Site icon Turkish Minute

Azerbaijan hosts joint drills with Turkey near Armenia: ministry

Nagorno-Karabakh

An Azeri serviceman stands at a former Armenian separatist’s military position in the village of Mukhtar (Muxtar) retaken recently by Azeri troops, during an Azeri government organized media trip, in Azerbaijan's controlled region of Nagorno-Karabakh, on October 3, 2023. The city of Stepanakert is seen on the background. (Photo by EMMANUEL DUNAND / AFP)

Azerbaijan’s defense ministry said on Monday it had begun joint drills with its ally Turkey near the border with Armenia, weeks after Baku recaptured Nagorno-Karabakh from Armenian separatists, Agence France-Presse reported.

Azerbaijan last month took control of the long-disputed region in a 24-hour offensive that ended decades of Armenian separatist rule.

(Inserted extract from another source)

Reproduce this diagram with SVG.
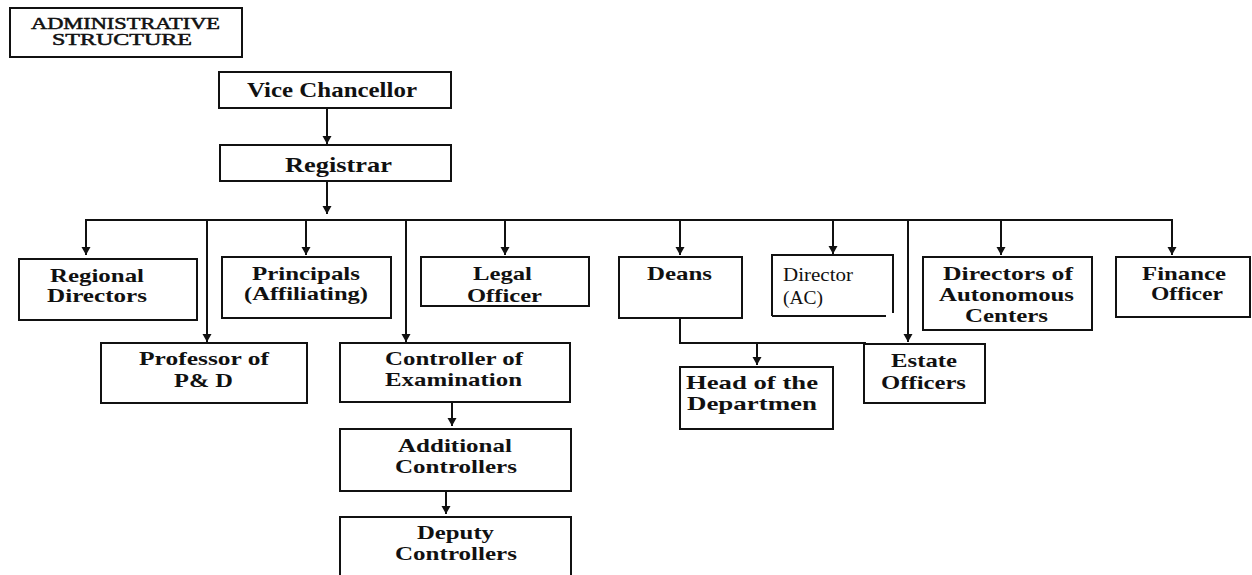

The ministry said “up to 3,000” troops would take part in the tactical drills held in capital Baku, the Nakhichevan exclave between Iran and Armenia, as well as territories retaken from Armenian separatists.

The exercises — dubbed “Mustafa Kemal Atatürk 2023” — involve dozens of artillery weapons and aviation.

Baku said they were aimed at “ensuring combat interoperability” between the allies.

The drills came as Azerbaijan, Armenia, Turkey, Iran and Russia were set to send their foreign ministers to hold talks in Tehran in a diplomatic format initiated by Moscow in 2020 — after Baku and Yerevan went to war over Karabakh.

The talks are seen as Moscow’s attempt to reduce growing Western influence in a region it has long considered as its backyard.

The European Union and United States have in recent years taken a lead role in mediating a peace agreement between Armenia and Azerbaijan.

Russia, which has traditionally mediated the conflict, has seen its role diminished since being focused on its invasion of Ukraine.

Azerbaijan’s Armenian-populated enclave of Karabakh was at the center of two wars between the Caucasus arch-foe neighbors — in 2020 and in the 1990s.

On Sept. 19, Azerbaijan launched a lightning offensive against Armenian separatist forces.

After less than a day of fighting, separatist authorities agreed to lay down arms and reintegrate with Azerbaijan.

Almost all of Nagorno-Karabakh’s ethnic Armenian population — some 100,000 people — fled for Armenia after the offensive, sparking a refugee crisis.